#### Task to carry out
Only the pictures are omitted; repeat all other data exactly.

#### Given information
-- -- --

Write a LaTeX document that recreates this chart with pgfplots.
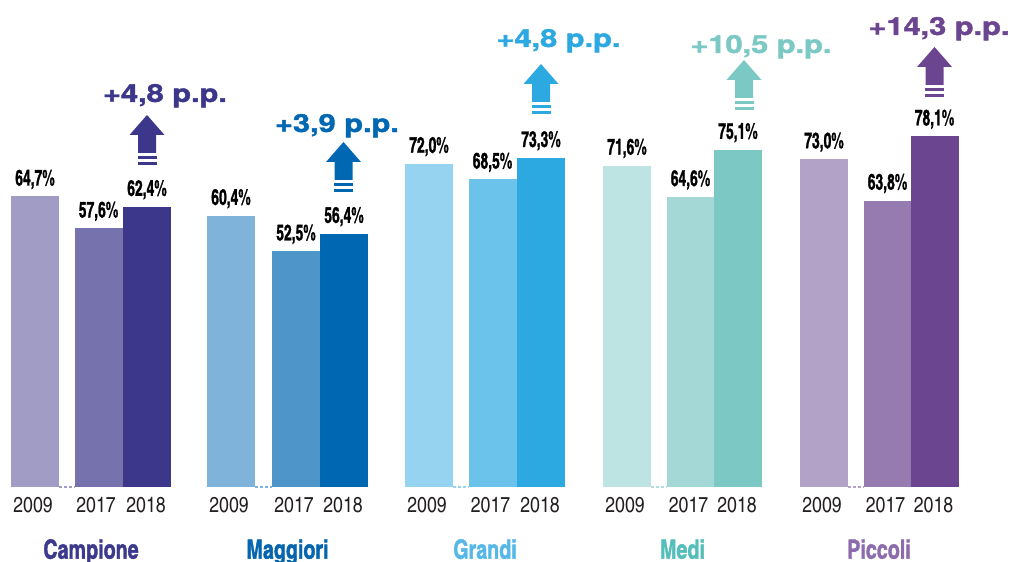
\documentclass[border=0pt]{standalone}
\usepackage{pgfplots}
\pgfplotsset{compat=1.18}
\usepackage{graphicx}
\usepackage{fontspec}
\setmainfont{TeX Gyre Heros}
\newfontfamily\cnfont{texgyreheroscn}[Extension=.otf, UprightFont=*-regular, BoldFont=*-bold]
\newfontfamily\cnblack{texgyreheroscn-bold.otf}[FakeBold=1.5]
\newfontfamily\ppfont{texgyreheros-bold.otf}[FakeBold=1.5]

\definecolor{C1}{HTML}{A09CC6}\definecolor{C2}{HTML}{7572AE}\definecolor{C3}{HTML}{3C378B}
\definecolor{M1}{HTML}{80B3D9}\definecolor{M2}{HTML}{4E95C9}\definecolor{M3}{HTML}{0068B3}
\definecolor{G1}{HTML}{95D3F1}\definecolor{G2}{HTML}{6BC2EB}\definecolor{G3}{HTML}{2DA9E1}
\definecolor{E1}{HTML}{BDE3E3}\definecolor{E2}{HTML}{A4D8D6}\definecolor{E3}{HTML}{7CC8C5}
\definecolor{P1}{HTML}{B3A2C8}\definecolor{P2}{HTML}{967BB0}\definecolor{P3}{HTML}{6C4590}
\definecolor{nC}{HTML}{3D3A8E}\definecolor{nM}{HTML}{0565AF}\definecolor{nG}{HTML}{56B8E6}
\definecolor{nE}{HTML}{56BEBA}\definecolor{nP}{HTML}{8D6CAE}
\definecolor{yrc}{HTML}{231F20}

\tikzset{
 yr/.style={anchor=base, text=yrc, inner sep=0pt, font=\cnfont\fontsize{10.8}{12}\selectfont},
 gn/.style={anchor=base, inner sep=0pt, font=\cnblack\fontsize{13.2}{15}\selectfont},
 pp/.style={anchor=base, inner sep=0pt, font=\ppfont\fontsize{12.4}{14}\selectfont},
}

\newcommand\uparr[3]{%
 \begin{scope}[shift={(axis cs:#1,#2)}]
 \fill[#3] (0pt,0pt) -- (8.75pt,-10pt) -- (4.5pt,-10pt) -- (4.5pt,-19pt) -- (-4.5pt,-19pt) -- (-4.5pt,-10pt) -- (-8.75pt,-10pt) -- cycle;
 \fill[#3] (-4.75pt,-20.5pt) rectangle (4.75pt,-22pt);
 \fill[#3] (-4.75pt,-23.5pt) rectangle (4.75pt,-25pt);
 \end{scope}}

\begin{document}
\begin{tikzpicture}
\begin{axis}[
 width=506pt, height=281pt, scale only axis,
 xmin=0, xmax=1012, ymin=-16.70, ymax=108.46,
 hide axis, clip=false,
 mybar/.style={ybar, bar width=24pt, bar shift=0pt, draw=none, fill=#1},
 nodes near coords={\scalebox{0.77}[1]{\pgfmathprintnumber[assume math mode=true,use comma,fixed,fixed zerofill,precision=1]{\pgfplotspointmeta}\%}},
 every node near coord/.append style={anchor=base, yshift=5.5pt, text=black, inner sep=0pt, font=\cnblack\fontsize{11}{12}\selectfont},
]
% Campione
\addplot[mybar=C1] coordinates {(35,64.7)};
\addplot[mybar=C2] coordinates {(98.5,57.6)};
\addplot[mybar=C3] coordinates {(147,62.4)};
% Maggiori
\addplot[mybar=M1] coordinates {(231,60.4)};
\addplot[mybar=M2] coordinates {(296,52.5)};
\addplot[mybar=M3] coordinates {(344,56.4)};
% Grandi
\addplot[mybar=G1] coordinates {(429,72.0)};
\addplot[mybar=G2] coordinates {(492.5,68.5)};
\addplot[mybar=G3] coordinates {(541,73.3)};
% Medi
\addplot[mybar=E1] coordinates {(627,71.6)};
\addplot[mybar=E2] coordinates {(690.5,64.6)};
\addplot[mybar=E3] coordinates {(738,75.1)};
% Piccoli
\addplot[mybar=P1] coordinates {(824,73.0)};
\addplot[mybar=P2] coordinates {(887.5,63.8)};
\addplot[mybar=P3] coordinates {(934.5,78.1)};

% dashed connectors
\draw[C1, line width=0.6pt, dash pattern=on 1.5pt off 1pt] (axis cs:59,0) -- (axis cs:74.5,0);
\draw[M1, line width=0.6pt, dash pattern=on 1.5pt off 1pt] (axis cs:255,0) -- (axis cs:272,0);
\draw[G1, line width=0.6pt, dash pattern=on 1.5pt off 1pt] (axis cs:453,0) -- (axis cs:468.5,0);
\draw[E1!80!E3, line width=0.6pt, dash pattern=on 1.5pt off 1pt] (axis cs:651,0) -- (axis cs:666.5,0);
\draw[P1, line width=0.6pt, dash pattern=on 1.5pt off 1pt] (axis cs:848,0) -- (axis cs:863.5,0);

% year labels
\node[yr] at (axis cs:33,-5.57) {2009};
\node[yr] at (axis cs:96,-5.57) {2017};
\node[yr] at (axis cs:146,-5.57) {2018};
\node[yr] at (axis cs:229,-5.57) {2009};
\node[yr] at (axis cs:294,-5.57) {2017};
\node[yr] at (axis cs:343,-5.57) {2018};
\node[yr] at (axis cs:427,-5.57) {2009};
\node[yr] at (axis cs:490.5,-5.57) {2017};
\node[yr] at (axis cs:540,-5.57) {2018};
\node[yr] at (axis cs:625,-5.57) {2009};
\node[yr] at (axis cs:688.5,-5.57) {2017};
\node[yr] at (axis cs:737,-5.57) {2018};
\node[yr] at (axis cs:822,-5.57) {2009};
\node[yr] at (axis cs:885.5,-5.57) {2017};
\node[yr] at (axis cs:933.5,-5.57) {2018};

% group names
\node[gn, text=nC] at (axis cs:91,-15.95) {\scalebox{0.91}[1]{Campione}};
\node[gn, text=nM] at (axis cs:287.5,-15.95) {\scalebox{0.91}[1]{Maggiori}};
\node[gn, text=nG] at (axis cs:485,-15.95) {\scalebox{0.91}[1]{Grandi}};
\node[gn, text=nE] at (axis cs:682.5,-15.95) {\scalebox{0.91}[1]{Medi}};
\node[gn, text=nP] at (axis cs:879,-15.95) {\scalebox{0.91}[1]{Piccoli}};

% arrows
\uparr{147}{82.85}{C3}
\uparr{343.5}{76.84}{M3}
\uparr{541}{94.21}{G3}
\uparr{744}{95.10}{E3}
\uparr{934.5}{98.0}{P3}

% p.p. labels
\node[pp, text=C3] at (axis cs:165,85.75) {\scalebox{1.24}[1]{+4,8 p.p.}};
\node[pp, text=M3] at (axis cs:337,79.06) {\scalebox{1.24}[1]{+3,9 p.p.}};
\node[pp, text=G3] at (axis cs:558.5,98.0) {\scalebox{1.24}[1]{+4,8 p.p.}};
\node[pp, text=E3] at (axis cs:761,96.66) {\scalebox{1.24}[1]{+10,5 p.p.}};
\node[pp, text=P3] at (axis cs:939,100.67) {\scalebox{1.24}[1]{+14,3 p.p.}};
\end{axis}
\pgfresetboundingbox
\path (current axis.south west) rectangle (current axis.north east);
\end{tikzpicture}
\end{document}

-- -- --

#### Solution for this exercise
Write a LaTeX document that recreates this chart with pgfplots.
\documentclass[border=0pt]{standalone}
\usepackage{pgfplots}
\pgfplotsset{compat=1.18}
\usepackage{graphicx}
\usepackage{fontspec}
\setmainfont{TeX Gyre Heros}
\newfontfamily\cnfont{texgyreheroscn}[Extension=.otf, UprightFont=*-regular, BoldFont=*-bold]
\newfontfamily\cnblack{texgyreheroscn-bold.otf}[FakeBold=1.5]
\newfontfamily\ppfont{texgyreheros-bold.otf}[FakeBold=1.5]

\definecolor{C1}{HTML}{A09CC6}\definecolor{C2}{HTML}{7572AE}\definecolor{C3}{HTML}{3C378B}
\definecolor{M1}{HTML}{80B3D9}\definecolor{M2}{HTML}{4E95C9}\definecolor{M3}{HTML}{0068B3}
\definecolor{G1}{HTML}{95D3F1}\definecolor{G2}{HTML}{6BC2EB}\definecolor{G3}{HTML}{2DA9E1}
\definecolor{E1}{HTML}{BDE3E3}\definecolor{E2}{HTML}{A4D8D6}\definecolor{E3}{HTML}{7CC8C5}
\definecolor{P1}{HTML}{B3A2C8}\definecolor{P2}{HTML}{967BB0}\definecolor{P3}{HTML}{6C4590}
\definecolor{nC}{HTML}{3D3A8E}\definecolor{nM}{HTML}{0565AF}\definecolor{nG}{HTML}{56B8E6}
\definecolor{nE}{HTML}{56BEBA}\definecolor{nP}{HTML}{8D6CAE}
\definecolor{yrc}{HTML}{231F20}

\tikzset{
 yr/.style={anchor=base, text=yrc, inner sep=0pt, font=\cnfont\fontsize{10.8}{12}\selectfont},
 gn/.style={anchor=base, inner sep=0pt, font=\cnblack\fontsize{13.2}{15}\selectfont},
 pp/.style={anchor=base, inner sep=0pt, font=\ppfont\fontsize{12.4}{14}\selectfont},
}

\newcommand\uparr[3]{%
 \begin{scope}[shift={(axis cs:#1,#2)}]
 \fill[#3] (0pt,0pt) -- (8.75pt,-10pt) -- (4.5pt,-10pt) -- (4.5pt,-19pt) -- (-4.5pt,-19pt) -- (-4.5pt,-10pt) -- (-8.75pt,-10pt) -- cycle;
 \fill[#3] (-4.75pt,-20.5pt) rectangle (4.75pt,-22pt);
 \fill[#3] (-4.75pt,-23.5pt) rectangle (4.75pt,-25pt);
 \end{scope}}

\begin{document}
\begin{tikzpicture}
\begin{axis}[
 width=506pt, height=281pt, scale only axis,
 xmin=0, xmax=1012, ymin=-16.70, ymax=108.46,
 hide axis, clip=false,
 mybar/.style={ybar, bar width=24pt, bar shift=0pt, draw=none, fill=#1},
 nodes near coords={\scalebox{0.77}[1]{\pgfmathprintnumber[assume math mode=true,use comma,fixed,fixed zerofill,precision=1]{\pgfplotspointmeta}\%}},
 every node near coord/.append style={anchor=base, yshift=5.5pt, text=black, inner sep=0pt, font=\cnblack\fontsize{11}{12}\selectfont},
]
% Campione
\addplot[mybar=C1] coordinates {(35,64.7)};
\addplot[mybar=C2] coordinates {(98.5,57.6)};
\addplot[mybar=C3] coordinates {(147,62.4)};
% Maggiori
\addplot[mybar=M1] coordinates {(231,60.4)};
\addplot[mybar=M2] coordinates {(296,52.5)};
\addplot[mybar=M3] coordinates {(344,56.4)};
% Grandi
\addplot[mybar=G1] coordinates {(429,72.0)};
\addplot[mybar=G2] coordinates {(492.5,68.5)};
\addplot[mybar=G3] coordinates {(541,73.3)};
% Medi
\addplot[mybar=E1] coordinates {(627,71.6)};
\addplot[mybar=E2] coordinates {(690.5,64.6)};
\addplot[mybar=E3] coordinates {(738,75.1)};
% Piccoli
\addplot[mybar=P1] coordinates {(824,73.0)};
\addplot[mybar=P2] coordinates {(887.5,63.8)};
\addplot[mybar=P3] coordinates {(934.5,78.1)};

% dashed connectors
\draw[C1, line width=0.6pt, dash pattern=on 1.5pt off 1pt] (axis cs:59,0) -- (axis cs:74.5,0);
\draw[M1, line width=0.6pt, dash pattern=on 1.5pt off 1pt] (axis cs:255,0) -- (axis cs:272,0);
\draw[G1, line width=0.6pt, dash pattern=on 1.5pt off 1pt] (axis cs:453,0) -- (axis cs:468.5,0);
\draw[E1!80!E3, line width=0.6pt, dash pattern=on 1.5pt off 1pt] (axis cs:651,0) -- (axis cs:666.5,0);
\draw[P1, line width=0.6pt, dash pattern=on 1.5pt off 1pt] (axis cs:848,0) -- (axis cs:863.5,0);

% year labels
\node[yr] at (axis cs:33,-5.57) {2009};
\node[yr] at (axis cs:96,-5.57) {2017};
\node[yr] at (axis cs:146,-5.57) {2018};
\node[yr] at (axis cs:229,-5.57) {2009};
\node[yr] at (axis cs:294,-5.57) {2017};
\node[yr] at (axis cs:343,-5.57) {2018};
\node[yr] at (axis cs:427,-5.57) {2009};
\node[yr] at (axis cs:490.5,-5.57) {2017};
\node[yr] at (axis cs:540,-5.57) {2018};
\node[yr] at (axis cs:625,-5.57) {2009};
\node[yr] at (axis cs:688.5,-5.57) {2017};
\node[yr] at (axis cs:737,-5.57) {2018};
\node[yr] at (axis cs:822,-5.57) {2009};
\node[yr] at (axis cs:885.5,-5.57) {2017};
\node[yr] at (axis cs:933.5,-5.57) {2018};

% group names
\node[gn, text=nC] at (axis cs:91,-15.95) {\scalebox{0.91}[1]{Campione}};
\node[gn, text=nM] at (axis cs:287.5,-15.95) {\scalebox{0.91}[1]{Maggiori}};
\node[gn, text=nG] at (axis cs:485,-15.95) {\scalebox{0.91}[1]{Grandi}};
\node[gn, text=nE] at (axis cs:682.5,-15.95) {\scalebox{0.91}[1]{Medi}};
\node[gn, text=nP] at (axis cs:879,-15.95) {\scalebox{0.91}[1]{Piccoli}};

% arrows
\uparr{147}{82.85}{C3}
\uparr{343.5}{76.84}{M3}
\uparr{541}{94.21}{G3}
\uparr{744}{95.10}{E3}
\uparr{934.5}{98.0}{P3}

% p.p. labels
\node[pp, text=C3] at (axis cs:165,85.75) {\scalebox{1.24}[1]{+4,8 p.p.}};
\node[pp, text=M3] at (axis cs:337,79.06) {\scalebox{1.24}[1]{+3,9 p.p.}};
\node[pp, text=G3] at (axis cs:558.5,98.0) {\scalebox{1.24}[1]{+4,8 p.p.}};
\node[pp, text=E3] at (axis cs:761,96.66) {\scalebox{1.24}[1]{+10,5 p.p.}};
\node[pp, text=P3] at (axis cs:939,100.67) {\scalebox{1.24}[1]{+14,3 p.p.}};
\end{axis}
\pgfresetboundingbox
\path (current axis.south west) rectangle (current axis.north east);
\end{tikzpicture}
\end{document}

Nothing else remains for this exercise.